Impedance-Based Estimation of Process Parameters in Electrolytic Systems via Circuit-Embedded Neural Networks (CENN) - SOURCE CODES

The Modeling_ML_Scripts folder contains Jupyter notebooks and Python code used for the impedance-based estimation of electrolyte concentration and temperature in aqueous H₂SO₄ with nanoporous gold electrodes. It covers the full workflow from raw EIS data to inverse estimation. Scripts handle data extraction and preprocessing (cutting spectra to selected frequency bands, fitting, and interpolation), physics-aware batch fitting of the ZARC + transmission-line equivalent circuit across the (C,T) domain, and extraction of solution resistance and conductivity with degeneracy analysis. The core modeling includes a Circuit-Embedded Neural Network (CENN) forward model that predicts impedance from concentration (introduced for the first time by the author), temperature, and frequency, and an inverse pipeline that estimates C and T from measured spectra using gradient-based optimization.
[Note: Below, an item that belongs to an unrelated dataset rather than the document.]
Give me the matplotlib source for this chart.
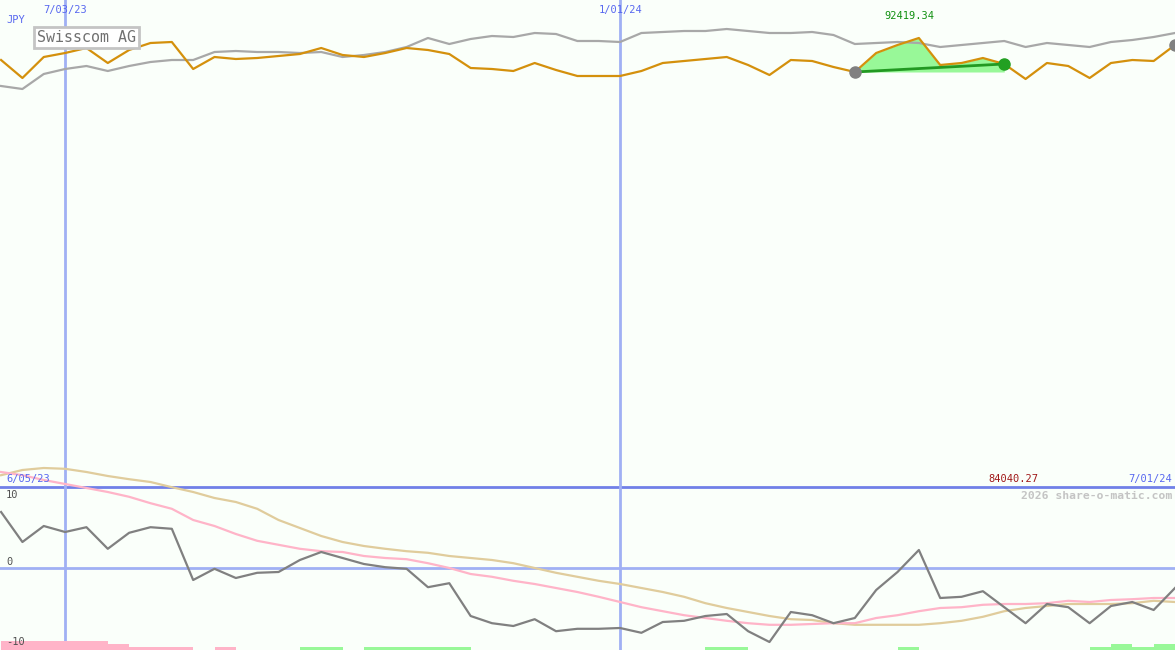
import numpy as np
import matplotlib.pyplot as plt

# weekly closes, 12 Jun 2023 .. 1 Jul 2024
swisscom = [87922, 84243, 88536, 89353, 90375, 87309, 89967, 91397, 91602, 86083,
            88536, 88127, 88331, 88740, 89149, 90375, 88944, 88536, 89353, 90375,
            89967, 89149, 86287, 86083, 85674, 87309, 85879, 84652, 84652, 84652,
            85674, 87309, 87718, 88127, 88536, 86901, 84857, 87922, 87718, 86492,
            85470, 89353, 90989, 92419.34, 86901, 87309, 88331, 87105, 84040.27, 87309,
            86696, 84243, 87309, 87922, 87718, 90989]
# comparison index, rescaled to the same units
index_line = [82608, 81995, 85061, 86083, 86696, 85674, 86696, 87514, 87922, 87922,
              89558, 89762, 89558, 89558, 89353, 89558, 88536, 88944, 89558, 90580,
              92419, 91193, 92215, 92828, 92624, 93441, 93237, 91806, 91806, 91602,
              93441, 93646, 93850, 93850, 94259, 93850, 93441, 93441, 93646, 93033,
              91193, 91397, 91602, 91397, 90580, 90989, 91397, 91806, 90580, 91397,
              90989, 90580, 91602, 92011, 92624, 93441]

osc = [7.0, 3.25, 5.25, 4.5, 5.1, 2.4, 4.4, 5.1, 4.9, -1.5,
       -0.1, -1.25, -0.6, -0.5, 1.0, 2.0, 1.25, 0.5, 0.1, -0.1,
       -2.4, -1.9, -6.0, -6.9, -7.25, -6.4, -7.9, -7.6, -7.6, -7.5,
       -8.1, -6.75, -6.6, -6.0, -5.75, -7.9, -9.25, -5.5, -5.9, -6.9,
       -6.25, -2.75, -0.5, 2.25, -3.75, -3.6, -2.9, -4.9, -6.9, -4.5,
       -4.9, -6.9, -4.75, -4.25, -5.25, -2.5]
osc_fast = [12.0, 11.6, 11.0, 10.5, 10.0, 9.5, 8.9, 8.1, 7.4, 6.0,
            5.25, 4.25, 3.4, 2.9, 2.4, 2.1, 2.0, 1.5, 1.25, 1.1,
            0.6, 0.0, -0.75, -1.1, -1.6, -2.0, -2.5, -3.0, -3.6, -4.25,
            -4.9, -5.4, -5.9, -6.25, -6.6, -6.9, -7.1, -7.1, -7.0, -6.9,
            -6.9, -6.25, -5.9, -5.4, -5.0, -4.9, -4.6, -4.5, -4.5, -4.4,
            -4.1, -4.25, -4.0, -3.9, -3.75, -3.75]
osc_slow = [11.6, 12.25, 12.5, 12.4, 12.0, 11.5, 11.1, 10.75, 10.1, 9.5,
            8.75, 8.25, 7.4, 6.0, 5.0, 4.0, 3.25, 2.75, 2.4, 2.1,
            1.9, 1.5, 1.25, 1.0, 0.6, 0.0, -0.6, -1.1, -1.6, -2.0,
            -2.5, -3.0, -3.6, -4.4, -5.0, -5.5, -6.0, -6.4, -6.5, -6.9,
            -7.1, -7.1, -7.1, -7.1, -6.9, -6.6, -6.1, -5.4, -5.0, -4.75,
            -4.5, -4.5, -4.5, -4.4, -4.1, -4.25]
signal_bars = [-1.1, -1.1, -1.1, -1.1, -1.1, -0.75, -0.4, -0.4, -0.4, 0,
               -0.4, 0, 0, 0, 0.4, 0.4, 0, 0.4, 0.4, 0.4,
               0.4, 0.4, 0, 0, 0, 0, 0, 0, 0, 0,
               0, 0, 0, 0.4, 0.4, 0, 0, 0, 0, 0,
               0, 0, 0.4, 0, 0, 0, 0, 0, 0, 0,
               0, 0.4, 0.75, 0.4, 0.75, 0]

month_marks = [(3, '7/03/23'), (29, '1/01/24')]
hi_i, lo_i = 43, 48
trade_start, trade_end = 40, 47

W, H = 1175, 650
bg = '#fafffa'
blue_txt = '#5868f0'
mono = 'DejaVu Sans Mono'

x = np.arange(len(swisscom))

fig = plt.figure(figsize=(W / 100, H / 100), dpi=100, facecolor=bg)
ax = fig.add_axes([0, 0, 1, 1])
ax.set_facecolor(bg)
ax.set_xlim(-0.05, 55)
ax.set_ylim(-10.25, 71)
ax.axis('off')

# oscillator panel
ax.axhline(0, color='#a0b0f4', lw=2, zorder=1)
ax.axhline(10.1, color='#7080e8', lw=2, zorder=1)
for xm, lab in month_marks:
    ax.axvline(xm, color='#a0b0f4', lw=2, zorder=1)
    fig.text(1 / W + xm * 21.35 / W, 1 - 10 / H, lab, color=blue_txt, fontsize=7.5,
             family=mono, ha='center', va='center')

b = np.array(signal_bars)
ax.bar(x, np.abs(b), bottom=-10.25, width=1, align='edge', zorder=2,
       color=np.where(b < 0, '#ffb4c8', '#98f898'))
ax.plot(x, osc_slow, color='#e0cc9c', lw=1.6, zorder=3)
ax.plot(x, osc_fast, color='#ffb4c8', lw=1.6, zorder=3)
ax.plot(x, osc, color='#808080', lw=1.6, zorder=4)

# price panel
ax2 = ax.twinx()
ax2.set_ylim(-32673.5, 100186.5)
ax2.axis('off')
s = np.array(swisscom)
seg = slice(trade_start, trade_end + 1)
ax2.fill_between(x[seg], s[seg], s[trade_start], color='#98f898', lw=0, zorder=2)
ax2.plot(x, index_line, color='#a8a8a8', lw=1.6, zorder=3)
ax2.plot(x, swisscom, color='#d4900c', lw=1.6, zorder=4)
ax2.plot([trade_start, trade_end], [s[trade_start], s[trade_end]], color='#229922', lw=2, zorder=5)
ax2.plot(trade_start, s[trade_start], 'o', color='#808080', ms=8, zorder=6)
ax2.plot(trade_end, s[trade_end], 'o', color='#22a022', ms=8, zorder=6)
ax2.plot(x[-1], s[-1], 'o', color='#808080', ms=8, zorder=6)
ax2.annotate('%.2f' % s[hi_i], (hi_i, s[hi_i]), xytext=(-7, 12), textcoords='offset points',
             ha='center', va='bottom', color='#109010', fontsize=7.5, family=mono)

# text
fig.text(6 / W, 1 - 20 / H, 'JPY', color=blue_txt, fontsize=7.5, family=mono, va='center')
fig.text(37 / W, 1 - 37 / H, 'Swisscom AG', color='#707070', fontsize=10.8, family=mono,
         va='center', zorder=10,
         bbox=dict(boxstyle='square,pad=0.2', fc='white', ec='#c4c4c4', lw=2))
fig.text(6 / W, 1 - 479 / H, '6/05/23', color=blue_txt, fontsize=7.5, family=mono, va='center')
fig.text(1172 / W, 1 - 479 / H, '7/01/24', color=blue_txt, fontsize=7.5, family=mono,
         ha='right', va='center')
fig.text(1013 / W, 1 - 479 / H, '%.2f' % s[lo_i], color='#a01818', fontsize=7.5, family=mono,
         ha='center', va='center')
fig.text(1172 / W, 1 - 496 / H, '2026 share-o-matic.com', color='#c4c4c4', fontsize=8.2,
         family=mono, weight='bold', ha='right', va='center')
for lab, yp in [('10', 495), ('0', 562), ('-10', 642)]:
    fig.text(6 / W, 1 - yp / H, lab, color='#505050', fontsize=7.5, family=mono, va='center')

fig.savefig('out.png', dpi=100, facecolor=bg)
Sensitivity analysis scripts compute Jacobian-based frequency rankings and band-wise contributions of Z′ and −Z″ to concentration and temperature. Classical machine learning benchmarks (Ridge, SVR, GPR, MLP, Random Forest, etc.) are provided for comparison with the CENN. The folder also includes a requirements file for dependencies and a README with installation instructions, script descriptions, and usage guidance for reproducibility.